Mussorgsky came from an ancient, but not particularly prosperous aristocratic family.  He could trace his lineage all the way back thirty generations to the semi-mythical Rurik, founder of the medieval Russian state.  He attended the Saint Petersburg Cadet School and entered the Preobrazhensky Regiment, an elite army unit traditionally led by the Tsar himself.  Mussorgsky received only superficial private musical instruction.  When Borodin met him in 1856, he described him as “an elegant, piano-playing dilettante.”  Mussorgsky soon met Dargomyzhsky and Cui, who eventually introduced him to Balakirev, with whom he undertook the serious study of composition.  Their relationship was complicated, resulting in Mussorgsky’s eventual rebellion over Balakirev’s authoritarian methods.  In 1858, Mussorgsky resigned from the military in order to dedicate all his energy to music.

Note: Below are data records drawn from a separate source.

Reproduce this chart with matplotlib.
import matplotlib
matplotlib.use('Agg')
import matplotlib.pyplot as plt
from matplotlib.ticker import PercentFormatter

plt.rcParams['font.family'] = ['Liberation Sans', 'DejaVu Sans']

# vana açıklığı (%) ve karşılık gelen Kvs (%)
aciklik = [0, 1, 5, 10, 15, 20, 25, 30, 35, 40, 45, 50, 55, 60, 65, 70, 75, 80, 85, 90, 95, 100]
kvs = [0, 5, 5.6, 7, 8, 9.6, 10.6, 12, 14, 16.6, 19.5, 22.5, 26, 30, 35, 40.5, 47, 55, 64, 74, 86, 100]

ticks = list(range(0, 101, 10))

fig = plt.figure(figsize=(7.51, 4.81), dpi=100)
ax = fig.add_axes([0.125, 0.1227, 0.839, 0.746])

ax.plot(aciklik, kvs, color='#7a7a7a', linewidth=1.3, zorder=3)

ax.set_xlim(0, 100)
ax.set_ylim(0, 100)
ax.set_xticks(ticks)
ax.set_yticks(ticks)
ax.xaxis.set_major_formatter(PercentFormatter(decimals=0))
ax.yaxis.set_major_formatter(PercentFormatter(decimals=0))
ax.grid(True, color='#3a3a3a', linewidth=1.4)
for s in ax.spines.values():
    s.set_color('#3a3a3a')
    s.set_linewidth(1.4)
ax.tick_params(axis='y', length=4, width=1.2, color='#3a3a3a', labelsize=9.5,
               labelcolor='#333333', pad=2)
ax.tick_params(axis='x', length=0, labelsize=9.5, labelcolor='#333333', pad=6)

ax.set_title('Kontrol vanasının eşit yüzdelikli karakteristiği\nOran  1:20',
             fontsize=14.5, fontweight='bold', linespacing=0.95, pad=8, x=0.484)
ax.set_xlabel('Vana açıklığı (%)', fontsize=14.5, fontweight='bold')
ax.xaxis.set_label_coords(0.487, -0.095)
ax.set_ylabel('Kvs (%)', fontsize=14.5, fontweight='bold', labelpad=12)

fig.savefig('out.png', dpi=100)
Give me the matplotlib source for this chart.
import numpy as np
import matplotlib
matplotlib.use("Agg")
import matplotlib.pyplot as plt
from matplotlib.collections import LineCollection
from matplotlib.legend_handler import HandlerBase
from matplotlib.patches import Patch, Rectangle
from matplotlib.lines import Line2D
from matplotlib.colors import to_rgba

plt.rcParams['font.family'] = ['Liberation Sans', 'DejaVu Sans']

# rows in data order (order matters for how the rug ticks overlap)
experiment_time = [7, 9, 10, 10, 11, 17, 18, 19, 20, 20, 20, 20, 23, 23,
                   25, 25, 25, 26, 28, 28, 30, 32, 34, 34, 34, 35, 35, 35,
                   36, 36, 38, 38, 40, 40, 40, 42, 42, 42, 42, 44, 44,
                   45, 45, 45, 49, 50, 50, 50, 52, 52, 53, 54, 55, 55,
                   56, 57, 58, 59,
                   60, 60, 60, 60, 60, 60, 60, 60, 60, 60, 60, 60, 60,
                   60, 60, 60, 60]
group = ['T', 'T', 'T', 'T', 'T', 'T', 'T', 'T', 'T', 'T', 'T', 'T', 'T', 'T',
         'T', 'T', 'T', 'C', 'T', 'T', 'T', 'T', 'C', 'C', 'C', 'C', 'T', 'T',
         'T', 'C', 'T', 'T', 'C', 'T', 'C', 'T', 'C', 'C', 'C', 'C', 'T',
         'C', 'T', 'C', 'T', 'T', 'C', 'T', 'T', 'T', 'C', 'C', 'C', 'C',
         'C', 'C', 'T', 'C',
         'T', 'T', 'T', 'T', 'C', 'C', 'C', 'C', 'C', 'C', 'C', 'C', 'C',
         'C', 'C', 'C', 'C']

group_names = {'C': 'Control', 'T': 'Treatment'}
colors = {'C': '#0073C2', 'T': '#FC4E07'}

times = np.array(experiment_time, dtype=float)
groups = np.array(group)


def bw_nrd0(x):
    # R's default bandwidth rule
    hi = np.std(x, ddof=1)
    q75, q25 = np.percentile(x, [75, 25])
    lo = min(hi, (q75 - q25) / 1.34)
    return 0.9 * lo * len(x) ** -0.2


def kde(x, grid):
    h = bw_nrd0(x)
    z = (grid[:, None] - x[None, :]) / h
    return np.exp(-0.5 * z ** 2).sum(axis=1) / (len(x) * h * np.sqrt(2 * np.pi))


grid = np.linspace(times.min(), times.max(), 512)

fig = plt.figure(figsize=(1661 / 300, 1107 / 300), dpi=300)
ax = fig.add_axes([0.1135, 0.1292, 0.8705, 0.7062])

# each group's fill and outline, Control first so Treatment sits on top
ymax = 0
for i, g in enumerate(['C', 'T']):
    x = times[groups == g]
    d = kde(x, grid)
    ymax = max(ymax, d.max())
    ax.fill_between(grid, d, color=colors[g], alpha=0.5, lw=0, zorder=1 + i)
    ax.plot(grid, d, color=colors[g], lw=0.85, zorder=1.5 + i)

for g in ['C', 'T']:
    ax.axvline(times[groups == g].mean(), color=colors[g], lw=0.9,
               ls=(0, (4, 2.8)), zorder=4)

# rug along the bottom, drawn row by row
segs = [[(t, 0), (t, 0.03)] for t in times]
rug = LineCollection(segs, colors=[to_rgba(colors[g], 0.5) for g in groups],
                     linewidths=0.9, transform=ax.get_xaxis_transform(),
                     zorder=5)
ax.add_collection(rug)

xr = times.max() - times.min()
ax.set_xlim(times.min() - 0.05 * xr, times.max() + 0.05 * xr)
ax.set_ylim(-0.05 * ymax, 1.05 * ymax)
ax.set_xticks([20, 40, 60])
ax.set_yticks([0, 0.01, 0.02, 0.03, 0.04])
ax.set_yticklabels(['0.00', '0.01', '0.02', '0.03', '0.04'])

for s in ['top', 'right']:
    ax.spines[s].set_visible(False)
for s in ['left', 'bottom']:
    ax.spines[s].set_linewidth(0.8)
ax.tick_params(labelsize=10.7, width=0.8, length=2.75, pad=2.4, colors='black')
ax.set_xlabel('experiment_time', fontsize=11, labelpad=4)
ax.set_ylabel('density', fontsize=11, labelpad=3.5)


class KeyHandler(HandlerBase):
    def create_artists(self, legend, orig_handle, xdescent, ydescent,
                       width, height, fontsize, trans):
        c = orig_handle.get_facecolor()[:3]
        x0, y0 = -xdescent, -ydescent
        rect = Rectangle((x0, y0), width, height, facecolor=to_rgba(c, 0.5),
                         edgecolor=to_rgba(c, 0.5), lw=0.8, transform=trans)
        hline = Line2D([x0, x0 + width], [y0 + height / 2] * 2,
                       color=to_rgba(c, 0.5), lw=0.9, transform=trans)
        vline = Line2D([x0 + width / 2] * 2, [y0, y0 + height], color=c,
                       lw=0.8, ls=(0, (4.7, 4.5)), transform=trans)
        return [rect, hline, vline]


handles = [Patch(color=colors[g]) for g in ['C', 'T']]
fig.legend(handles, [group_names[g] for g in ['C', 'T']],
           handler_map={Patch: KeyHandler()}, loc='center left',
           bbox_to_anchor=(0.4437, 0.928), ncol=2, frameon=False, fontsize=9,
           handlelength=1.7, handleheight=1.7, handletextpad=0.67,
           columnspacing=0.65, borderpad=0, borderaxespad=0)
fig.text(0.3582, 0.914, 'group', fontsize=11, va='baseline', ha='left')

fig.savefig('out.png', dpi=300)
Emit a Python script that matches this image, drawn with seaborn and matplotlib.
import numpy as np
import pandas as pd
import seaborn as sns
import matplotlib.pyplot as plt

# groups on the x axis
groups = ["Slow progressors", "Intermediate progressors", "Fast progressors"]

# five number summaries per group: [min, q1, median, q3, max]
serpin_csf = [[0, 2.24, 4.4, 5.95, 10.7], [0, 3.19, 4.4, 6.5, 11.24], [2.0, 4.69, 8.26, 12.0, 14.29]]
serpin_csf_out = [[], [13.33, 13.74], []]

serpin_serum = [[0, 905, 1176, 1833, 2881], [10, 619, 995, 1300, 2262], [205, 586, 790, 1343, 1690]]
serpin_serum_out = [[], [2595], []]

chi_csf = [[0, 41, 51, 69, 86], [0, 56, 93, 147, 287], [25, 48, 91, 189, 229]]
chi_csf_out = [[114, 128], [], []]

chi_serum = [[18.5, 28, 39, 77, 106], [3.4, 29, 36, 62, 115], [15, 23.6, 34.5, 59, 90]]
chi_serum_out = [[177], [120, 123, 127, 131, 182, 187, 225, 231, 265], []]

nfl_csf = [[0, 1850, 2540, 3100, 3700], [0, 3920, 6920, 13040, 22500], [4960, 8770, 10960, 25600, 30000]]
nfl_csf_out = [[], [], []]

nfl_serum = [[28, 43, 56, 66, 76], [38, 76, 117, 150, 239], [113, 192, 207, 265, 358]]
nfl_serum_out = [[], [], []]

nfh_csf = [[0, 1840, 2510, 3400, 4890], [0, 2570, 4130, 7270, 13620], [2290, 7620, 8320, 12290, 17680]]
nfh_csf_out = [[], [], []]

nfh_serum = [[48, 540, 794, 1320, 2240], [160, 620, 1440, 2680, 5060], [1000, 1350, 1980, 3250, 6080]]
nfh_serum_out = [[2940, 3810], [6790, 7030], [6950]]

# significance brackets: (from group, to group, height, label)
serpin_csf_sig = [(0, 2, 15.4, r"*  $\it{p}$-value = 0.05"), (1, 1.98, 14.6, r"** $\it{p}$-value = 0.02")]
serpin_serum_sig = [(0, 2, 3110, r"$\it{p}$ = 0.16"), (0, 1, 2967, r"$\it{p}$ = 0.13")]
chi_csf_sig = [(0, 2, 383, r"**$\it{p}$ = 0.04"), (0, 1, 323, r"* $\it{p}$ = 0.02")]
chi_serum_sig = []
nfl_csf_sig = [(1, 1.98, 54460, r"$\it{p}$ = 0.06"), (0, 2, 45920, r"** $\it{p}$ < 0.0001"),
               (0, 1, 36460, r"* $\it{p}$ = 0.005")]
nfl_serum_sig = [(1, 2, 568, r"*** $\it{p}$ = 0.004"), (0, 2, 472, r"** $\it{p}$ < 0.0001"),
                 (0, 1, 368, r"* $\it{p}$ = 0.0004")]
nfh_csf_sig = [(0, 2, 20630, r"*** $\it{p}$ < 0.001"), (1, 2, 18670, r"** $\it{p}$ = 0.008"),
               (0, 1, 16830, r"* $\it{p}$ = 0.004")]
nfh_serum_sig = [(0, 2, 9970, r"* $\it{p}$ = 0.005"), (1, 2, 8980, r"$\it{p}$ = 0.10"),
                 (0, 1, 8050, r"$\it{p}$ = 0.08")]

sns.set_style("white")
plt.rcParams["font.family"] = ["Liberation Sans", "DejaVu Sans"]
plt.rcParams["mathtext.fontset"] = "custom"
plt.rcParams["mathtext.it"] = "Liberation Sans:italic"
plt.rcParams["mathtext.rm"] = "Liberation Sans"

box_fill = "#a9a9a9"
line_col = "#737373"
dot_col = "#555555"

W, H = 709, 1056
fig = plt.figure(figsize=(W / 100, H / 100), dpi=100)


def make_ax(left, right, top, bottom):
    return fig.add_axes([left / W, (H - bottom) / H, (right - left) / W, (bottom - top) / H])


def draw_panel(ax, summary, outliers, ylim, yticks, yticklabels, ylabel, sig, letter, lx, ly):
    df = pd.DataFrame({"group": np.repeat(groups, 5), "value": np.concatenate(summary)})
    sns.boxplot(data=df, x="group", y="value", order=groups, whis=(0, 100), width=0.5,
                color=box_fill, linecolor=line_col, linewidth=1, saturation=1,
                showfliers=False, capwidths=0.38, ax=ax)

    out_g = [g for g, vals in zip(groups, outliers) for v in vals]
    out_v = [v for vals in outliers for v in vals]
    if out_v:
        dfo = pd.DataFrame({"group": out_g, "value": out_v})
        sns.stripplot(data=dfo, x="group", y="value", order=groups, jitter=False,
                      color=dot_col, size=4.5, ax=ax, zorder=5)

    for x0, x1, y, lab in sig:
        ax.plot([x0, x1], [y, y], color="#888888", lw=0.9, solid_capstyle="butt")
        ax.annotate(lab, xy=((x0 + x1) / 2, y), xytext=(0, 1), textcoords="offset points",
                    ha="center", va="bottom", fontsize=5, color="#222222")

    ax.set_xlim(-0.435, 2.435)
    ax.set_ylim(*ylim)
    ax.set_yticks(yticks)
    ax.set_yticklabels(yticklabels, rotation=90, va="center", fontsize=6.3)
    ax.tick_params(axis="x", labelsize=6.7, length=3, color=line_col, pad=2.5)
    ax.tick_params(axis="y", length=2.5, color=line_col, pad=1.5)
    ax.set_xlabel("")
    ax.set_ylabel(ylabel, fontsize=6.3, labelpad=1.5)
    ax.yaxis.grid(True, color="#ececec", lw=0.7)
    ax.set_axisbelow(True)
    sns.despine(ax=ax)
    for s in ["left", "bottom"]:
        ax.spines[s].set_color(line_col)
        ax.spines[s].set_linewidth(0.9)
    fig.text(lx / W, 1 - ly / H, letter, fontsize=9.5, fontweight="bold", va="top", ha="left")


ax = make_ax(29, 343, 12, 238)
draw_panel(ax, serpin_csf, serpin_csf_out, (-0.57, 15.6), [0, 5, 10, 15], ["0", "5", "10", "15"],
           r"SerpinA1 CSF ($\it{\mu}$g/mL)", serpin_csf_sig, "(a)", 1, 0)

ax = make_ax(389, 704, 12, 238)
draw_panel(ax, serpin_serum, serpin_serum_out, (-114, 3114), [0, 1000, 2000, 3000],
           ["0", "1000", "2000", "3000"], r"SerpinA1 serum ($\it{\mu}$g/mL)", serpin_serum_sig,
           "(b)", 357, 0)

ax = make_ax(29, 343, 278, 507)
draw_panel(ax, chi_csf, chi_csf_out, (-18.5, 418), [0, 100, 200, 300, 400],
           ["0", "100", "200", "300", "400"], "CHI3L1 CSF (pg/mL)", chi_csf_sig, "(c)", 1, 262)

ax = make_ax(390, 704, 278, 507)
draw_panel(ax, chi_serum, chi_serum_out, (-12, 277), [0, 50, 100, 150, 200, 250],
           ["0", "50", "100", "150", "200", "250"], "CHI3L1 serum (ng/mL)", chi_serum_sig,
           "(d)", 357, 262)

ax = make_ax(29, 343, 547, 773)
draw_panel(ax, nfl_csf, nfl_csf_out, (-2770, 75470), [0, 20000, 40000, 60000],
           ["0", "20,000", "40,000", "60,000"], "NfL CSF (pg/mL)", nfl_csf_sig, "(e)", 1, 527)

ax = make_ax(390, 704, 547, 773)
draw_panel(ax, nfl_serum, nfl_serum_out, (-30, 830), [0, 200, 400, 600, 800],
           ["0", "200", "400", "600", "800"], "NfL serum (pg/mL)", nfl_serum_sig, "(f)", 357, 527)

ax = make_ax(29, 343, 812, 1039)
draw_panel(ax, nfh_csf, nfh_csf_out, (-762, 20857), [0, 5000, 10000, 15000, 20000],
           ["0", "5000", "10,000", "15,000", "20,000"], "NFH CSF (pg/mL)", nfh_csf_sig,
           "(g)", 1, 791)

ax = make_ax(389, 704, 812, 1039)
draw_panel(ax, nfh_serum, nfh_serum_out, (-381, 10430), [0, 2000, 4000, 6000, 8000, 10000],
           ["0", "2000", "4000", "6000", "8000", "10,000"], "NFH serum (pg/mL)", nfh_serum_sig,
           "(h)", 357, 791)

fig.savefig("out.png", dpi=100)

However, the emancipation of the serfs in 1861 nearly bankrupted Mussorgsky’s family, forcing him to take a mediocre civil service job.

 

He began several projects, all of which remained uncompleted.  Among them were the operas Oedipus in Athens (after Ozerov), Salammbô, based on Flaubert's novel about ancient Carthage, and the tone poem Poděbrad of Bohemia.  Inspired by Dargomyzhsky’s Stone Guest, Mussorgsky started to set Gogol’s play The Marriage. After completing one act, he abandoned it in favor of an even more ambitious project—an opera based on Pushkin’s Boris Godunov.  The manuscript was completed in 1869, but the original version was rejected by the committee of the Mariinsky Theater, due in part to the lack of a leading female role.  After major revisions the opera was finally produced at the Mariinsky in 1874 and was an overwhelming success with the audiences.  The critical reception was less generous. Cui, an old friend of Mussorgsky’s, wrote a particularly negative review, calling the work “immature.”  Overwhelmed by critical reception of Boris and Cui’s betrayal, Mussorgsky fell into a deep depression.  He expressed his despondency in the song-cycles Sunless, written to the poetry of his close friend and distant relative Count Arseny Golinishchev-Kutuzov.  Many of Mussorgsky’s late songs, including the unfinished cycle The Songs and Dances of Death, were set to Golinishchev’s poetry.  

 

Mussorgsky’s last years were plagued by severe depression and heavy drinking.  He was eventually fired from his civil service job, and, though his friends supported him financially, he was incapable of fully concentrating on composition.  He died of delirium tremens caused by alcoholism.  The operas Khovanshchina and Sorochinsky Fair were both left unfinished.

 

Mussorgsky wrote art songs throughout his career.  In 1866, he completed a collection of eighteen songs titled The Years of Youth. The character of these songs, some of which are influenced by folk music, is generally lyrical.  Many of his songs, such as The Seminarian, Svetik Saveshna, and Kozyol are colorful character pieces. The song cycle The Nursery, to the composer’s own lyrics, observes the world from a child’s perspective.  The unfinished cycle The Songs and Dances of Death is one of his most powerful compositions.  The satirical setting of Mephistopheles’ Song of the Flea from Goethe’s Faust was written during the composer’s last year, and remains one of his most popular works.